Seriously. Like, I get so pissed at that question it's almost as bad as when somebody says "quadruple witching." My blood pressure spikes and I want to reach through the screen.
You know why that question makes me furious? Because who the hell cares what your win rate is?
I could be wrong 90% of the time and still crush it.
In fact, that's exactly what happened during one of the most profitable periods of my trading career.
The Crisis-Seeking Years
Back in 2007-2008, I was flying all over the world for Thinkorswim. Singapore, you name it. I literally couldn't sit in front of screens all day for about two years because I was constantly on planes - and this was before internet on flights.
So I switched everything to what we call "crisis seeking."
I'd place one massive trade - think gigantic Christmas tree spreads, risk reversals, these complex structures that were basically betting on market chaos. Then I'd sit there and go, "Let's do this."
I was wrong probably 90% of the time.
But here's the thing - I only had to be right once.
When we crashed in 2008? Talk about Christmas. It was literally a seven figure payday into the crash.
How Crisis-Seeking Actually Works
Here's what those structures look like in practice:
Take a Christmas tree spread - I'd buy deep out-of-the-money puts, sell some at-the-money puts, and buy more puts even further out. The setup costs money upfront and loses every day the market stays calm.
But when volatility explodes?
The deep puts go ballistic while the short strikes can't keep up. It's specifically designed to lose small consistently and win massive when chaos hits.

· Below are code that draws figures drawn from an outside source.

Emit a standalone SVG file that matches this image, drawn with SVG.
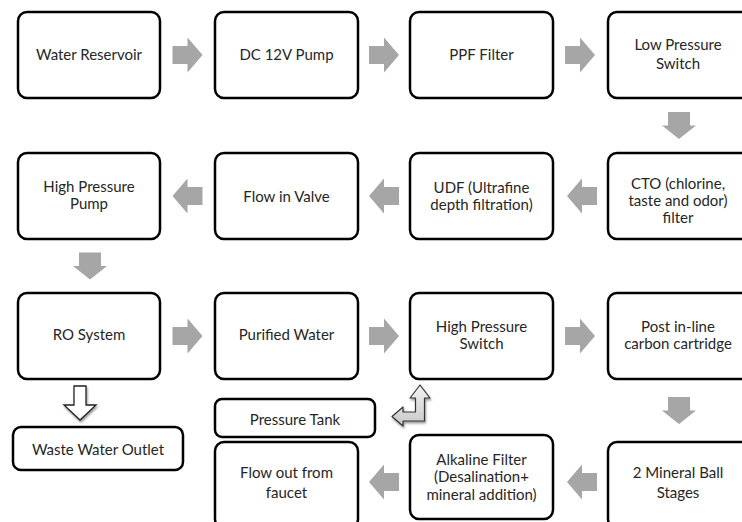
<svg xmlns="http://www.w3.org/2000/svg" width="742" height="522" viewBox="0 0 742 522">
<style>
.box{fill:#fff;stroke:#000;stroke-width:2.5}
.t{font-family:Lato,"Open Sans","Liberation Sans",sans-serif;font-size:15px;fill:#262626;text-anchor:middle}
.ga{fill:#a6a6a6}
</style>
<defs>
<path id="ar" d="M-15,-9 H0 V-17.5 L15,0 L0,17.5 V9 H-15 Z"/>
<path id="ad" d="M-11,-13.5 H11 V0 H17 L0,13.5 L-17,0 H-11 Z"/>
<linearGradient id="bg" x1="0" y1="0" x2="0" y2="1"><stop offset="0" stop-color="#f2f2f2"/><stop offset="1" stop-color="#c8c8c8"/></linearGradient>
<filter id="sh" x="-30%" y="-30%" width="160%" height="160%"><feGaussianBlur in="SourceAlpha" stdDeviation="1.2"/><feOffset dx="1" dy="1.5" result="b"/><feComponentTransfer><feFuncA type="linear" slope="0.4"/></feComponentTransfer><feMerge><feMergeNode/><feMergeNode in="SourceGraphic"/></feMerge></filter>
</defs>
<rect width="742" height="522" fill="#fff"/>
<g id="connectors">
<use href="#ar" class="ga" x="187.5" y="55"/>
<use href="#ar" class="ga" x="384" y="55"/>
<use href="#ar" class="ga" x="580" y="55"/>
<use href="#ad" class="ga" x="679" y="125.5"/>
<use href="#ar" class="ga" transform="translate(582,196) scale(-1,1)"/>
<use href="#ar" class="ga" transform="translate(384,196) scale(-1,1)"/>
<use href="#ar" class="ga" transform="translate(187.5,196) scale(-1,1)"/>
<use href="#ad" class="ga" x="90" y="266"/>
<use href="#ar" class="ga" x="187.5" y="336"/>
<use href="#ar" class="ga" x="384" y="336"/>
<use href="#ar" class="ga" x="580" y="336"/>
<use href="#ad" class="ga" x="679" y="410.5"/>
<use href="#ar" class="ga" transform="translate(582,482) scale(-1,1)"/>
<use href="#ar" class="ga" transform="translate(384,482) scale(-1,1)"/>
<path d="M74,386 H86 V405 H96 L80,420 L64,405 H74 Z" fill="#fff" stroke="#222" stroke-width="1.3" filter="url(#sh)"/>
<path d="M420,385 L430,398 H424.5 V421 H403 V426 L392,416.5 L403,407 V412 H415.5 V398 H410 Z" fill="url(#bg)" stroke="#333" stroke-width="1.2" stroke-linejoin="round" filter="url(#sh)"/>
</g>
<g id="n1"><rect class="box" x="18" y="12" width="142" height="86" rx="9"/><text class="t" x="89" y="60">Water Reservoir</text></g>
<g id="n2"><rect class="box" x="215" y="12" width="143" height="86" rx="9"/><text class="t" x="286.5" y="60">DC 12V Pump</text></g>
<g id="n3"><rect class="box" x="410" y="12" width="143" height="86" rx="9"/><text class="t" x="481.5" y="60">PPF Filter</text></g>
<g id="n4"><rect class="box" x="608" y="12" width="142" height="86" rx="9"/><text class="t" x="678" y="50">Low Pressure</text><text class="t" x="678" y="69">Switch</text></g>
<g id="n5"><rect class="box" x="608" y="153" width="142" height="86" rx="9"/><text class="t" x="678" y="189">CTO (chlorine,</text><text class="t" x="678" y="206">taste and odor)</text><text class="t" x="678" y="223">filter</text></g>
<g id="n6"><rect class="box" x="410" y="153" width="143" height="86" rx="9"/><text class="t" x="481.5" y="193">UDF (Ultrafine</text><text class="t" x="481.5" y="210">depth filtration)</text></g>
<g id="n7"><rect class="box" x="215" y="153" width="143" height="86" rx="9"/><text class="t" x="286.5" y="202">Flow in Valve</text></g>
<g id="n8"><rect class="box" x="18" y="153" width="142" height="86" rx="9"/><text class="t" x="89" y="192">High Pressure</text><text class="t" x="89" y="209">Pump</text></g>
<g id="n9"><rect class="box" x="18" y="293" width="142" height="86" rx="9"/><text class="t" x="89" y="340">RO System</text></g>
<g id="n10"><rect class="box" x="215" y="293" width="143" height="86" rx="9"/><text class="t" x="286.5" y="340">Purified Water</text></g>
<g id="n11"><rect class="box" x="410" y="293" width="143" height="86" rx="9"/><text class="t" x="481.5" y="332">High Pressure</text><text class="t" x="481.5" y="349">Switch</text></g>
<g id="n12"><rect class="box" x="608" y="293" width="142" height="86" rx="9"/><text class="t" x="678" y="332">Post in-line</text><text class="t" x="678" y="349">carbon cartridge</text></g>
<g id="n13"><rect class="box" x="13" y="427" width="170" height="43" rx="8"/><text class="t" x="98" y="455">Waste Water Outlet</text></g>
<g id="n14"><rect class="box" x="215" y="399" width="160" height="38" rx="7"/><text class="t" x="295" y="425">Pressure Tank</text></g>
<g id="n15"><rect class="box" x="215" y="442" width="143" height="86" rx="9"/><text class="t" x="286.5" y="478">Flow out from</text><text class="t" x="286.5" y="498">faucet</text></g>
<g id="n16"><rect class="box" x="410" y="435" width="143" height="84" rx="9"/><text class="t" x="481.5" y="465">Alkaline Filter</text><text class="t" x="481.5" y="482">(Desalination+</text><text class="t" x="481.5" y="500">mineral addition)</text></g>
<g id="n17"><rect class="box" x="608" y="442" width="142" height="86" rx="9"/><text class="t" x="678" y="478">2 Mineral Ball</text><text class="t" x="678" y="498">Stages</text></g>
</svg>
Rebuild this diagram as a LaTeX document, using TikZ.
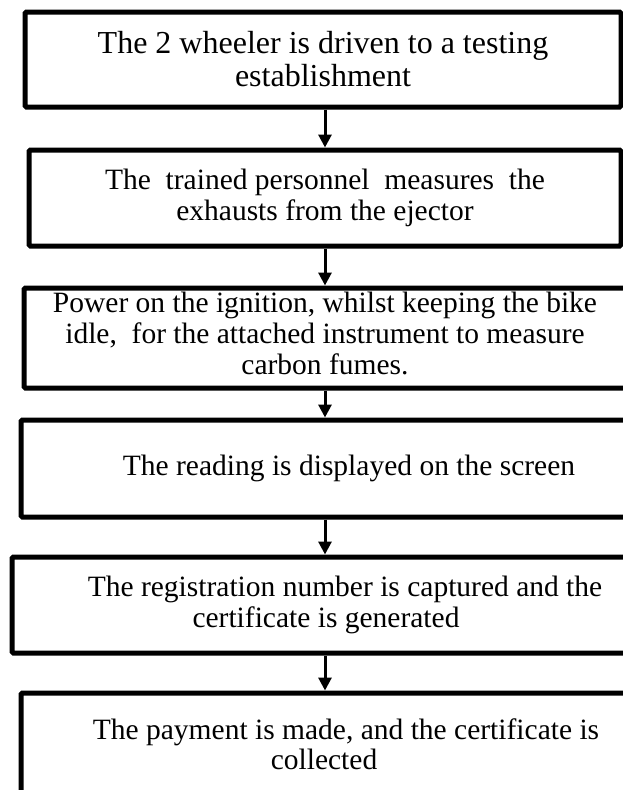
\documentclass[tikz,border=0pt]{standalone}
\usepackage{fontspec}
\setmainfont{Liberation Serif}
\usetikzlibrary{arrows.meta}
\begin{document}
\begin{tikzpicture}
	[x=1pt,y=-1pt,
	stepbox/.style={draw,line width=5pt,rounded corners=1.5pt,inner sep=0pt,
		align=center,font=\fontsize{29.5}{30.5}\selectfont},
	flow/.style={line width=3pt,-{Triangle[length=13pt,width=13pt]}}]
	\clip (0,0) rectangle (623,790);
	\fill[white] (0,0) rectangle (623,790);
	\coordinate (ax) at (325,0);
	\node[stepbox,minimum width=596pt,minimum height=95pt,
		font=\fontsize{32}{33}\selectfont] (b1) at (323,59.5)
	{The 2 wheeler is driven to a testing\\establishment};
	\node[stepbox,minimum width=592pt,minimum height=96pt] (b2) at (325,198)
	{The\ \ trained personnel\ \ measures\ \ the\\exhausts from the ejector};
	\node[stepbox,minimum width=636pt,minimum height=100pt,
		font=\fontsize{29.5}{31}\selectfont] (b3) at (342,338)
	{Power on the ignition, whilst keeping the bike\rule{34pt}{0pt}\\idle,\ \ for the attached instrument to measure\rule{34pt}{0pt}\\carbon fumes.\rule[-9pt]{34pt}{0pt}};
	\node[stepbox,minimum width=656pt,minimum height=97pt] (b4) at (349,468.5)
	{The reading is displayed on the screen};
	\node[stepbox,minimum width=666pt,minimum height=96pt] (b5) at (345,605)
	{The registration number is captured and the\\certificate is generated\rule{38pt}{0pt}};
	\node[stepbox,minimum width=650pt,minimum height=102pt] (b6) at (346,744)
	{The payment is made, and the certificate is\\collected\rule{44pt}{0pt}};
	\foreach \i/\j in {1/2,2/3,3/4,4/5,5/6}
	{
		\draw[flow] (b\i.south -| ax) -- (b\j.north -| ax);
	}
\end{tikzpicture}
\end{document}
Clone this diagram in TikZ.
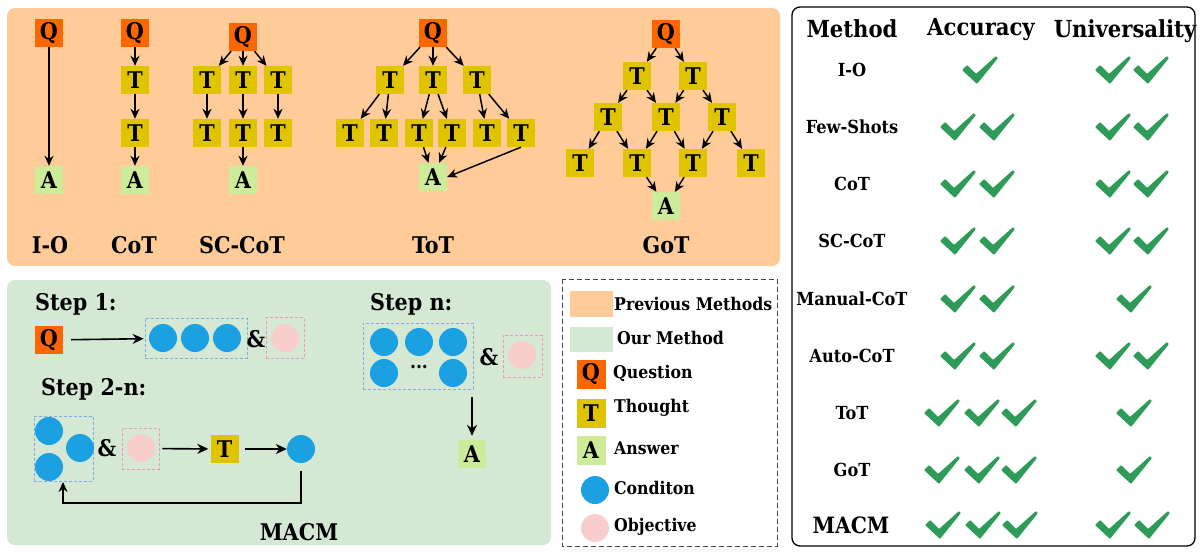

Same with risk reversals positioned for crashes - sell expensive calls, buy cheap puts way down. Market goes sideways or up? You bleed premium. Market falls off a cliff? You make multiples of your entire risk.
Most days these trades expire worthless. I'm literally wrong 90% of the time. But that 10% when markets lose their minds? That's where fortunes get made.
Why This Beats Your Approach
Market making firms make money nine out of ten trading days. People hear that and go "That's ridiculous!"
But ask them how bad the day is when they lose: "Sometimes it resets everything we made for those other nine days."
Holy crap, right?
While you're worried about being right 70% of the time, I'm positioned to be wrong most of the time but collect massive payoffs when markets crack.
Like right now - I think the S&P could go higher this morning. But would I buy it? Hell no. Because if we go up, it's maybe 30 handles. Golf clap. That ain't gonna pay me.
But if we go down? We go down huge. The downside is perilous and bottomless right now.
The Strategy You Should Actually Use
Instead of chasing win rates, structure your trades like this:
Risk small amounts on high-probability chaos events. Buy protection when it's cheap, not when you need it. Build positions that lose pennies and make dollars.
The first thing they ever told me in trading wasn't about picking direction. It was about understanding that markets will do whatever the hell they want to do, and your job is to be positioned when they do it.
This business is much more than "I think we're going up, I think we're going down." That's where everybody enters this business, but it's not where the money is made.